Every culture has its own colour lore.  Ancient priests, poets, and philosophers used the shades of the spectrum to explain, describe, and enchant.  Colour has significance in psychology, philosophy, aesthetics, physiology, politics, history, art, literature, sociology, and religion.  It so pervades every aspect of human existence that we often take colour for granted.  The nature of the universe radiates directly into our eyes but we cannot see behind the rainbow mask. 

Colour is said to be connected to the infinite harmony and design of the universe.  Each planet in the solar system is associated with a particular hue.  Each note in the musical scale suggests a colour, every musical instrument in the orchestra a certain shade.  Humans emit electro-magnetic auras of various colours denoting various physiological and psychological states.  Alchemists linked a succession of colours to the various transformations leading to the Philosopher’s stone. 

In the modern era, the use of colour, even for aesthetic purposes, has fallen out of favour.  Colour is dismissed as decorative, unanalyzable, emotional, and irrational; for children, not for adults.  Importance is given instead to that which can be measured and quantified, like geometry and math.  But this is misguided.  It is colour itself that gives rise to form, and hence, to geometry.

Modern science has resorted to clumsy names such as “grayish, yellowish, pink” to categorize colour, relying on complex number systems to denote to tint, tone, and shade.  Patricia Sloane argues against this in her book The Visual Nature of Colour.  Such attempts at containment choke the very essence out of the colour.  She writes,

I can muster no enthusiasm for a rational colour naming system if, without improvement in clarity, it purges language of the poetry of such names as vermilion, viridian, cerulean, and turquoise.  Clear or not, these mellifluous words are a pleasure to use, as “grayish, yellowish pink” are not.  They guide using the right direction, toward the love of color that inspires us to observe and learn about it.  (p.23)

There is a great deal of poetry in colour terminology and lore.  Goethe published a fourteen hundred page treatise on colour in 1810.  His theory contrasts with Isaac Newton’s strictly scientific account found in Opticks, published one hundred years earlier.  Goethe insists that colour perception takes place on both subjective and objective levels.  He describes a phenomenon called the “apercu”, an “immediate, intuitive flash insight that is all-revealing”.  Most people are familiar with this gestalt experience, but it is very difficult, perhaps impossible, to express.  Goethe writes,

…every color produces a distinct impression on the mind, and this addresses at once the eye and feelings.  Hence it follows that color may be employed for certain sensual, moral, and aesthetic ends.

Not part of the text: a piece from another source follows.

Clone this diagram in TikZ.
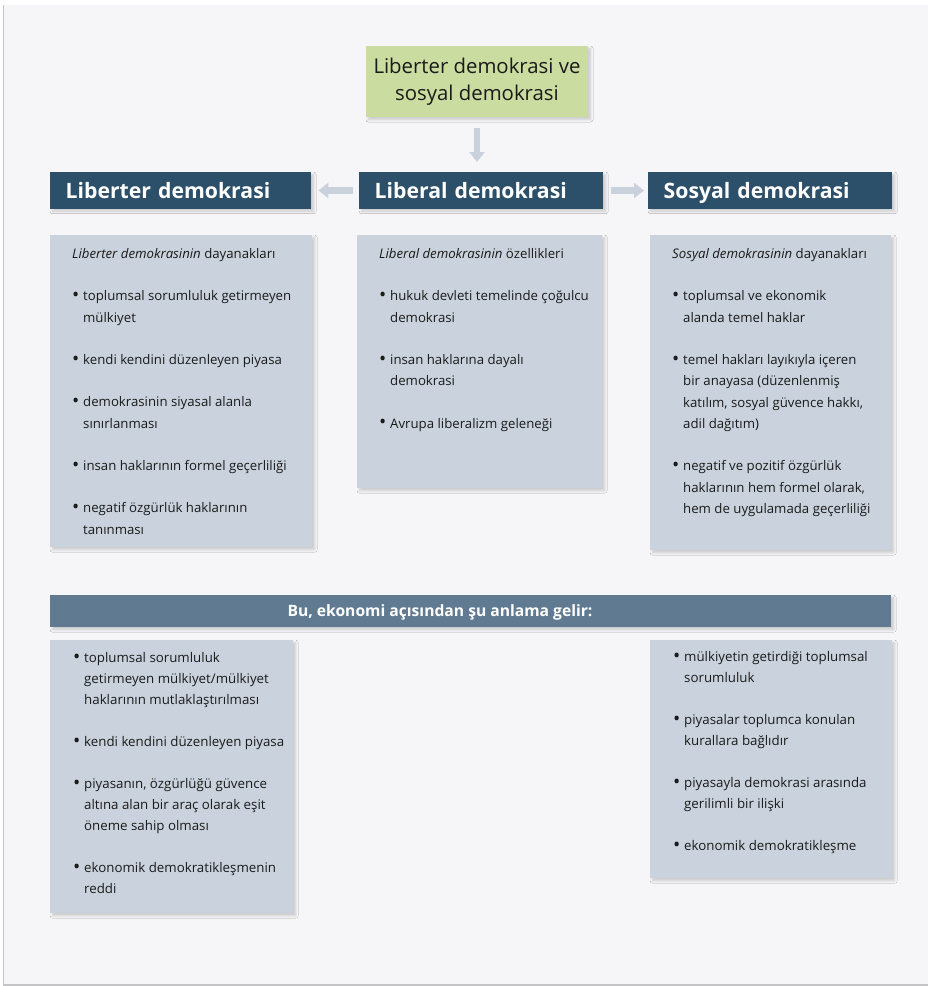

Such an application, coinciding entirely with Nature, might be called symbolical, since the color is employed in conformity with its effect, and would at once express its meaning. (p. 189)

I aim to get at the essence of these twenty three colours through symbolism and poetic expression, to achieve a distillation through words.  My hope is that they might one day harmonize with visual expressions of colour (painting), geometric form (drawing), dance, drama, film, musical expressions and perhaps even sensual expressions of smell and touch.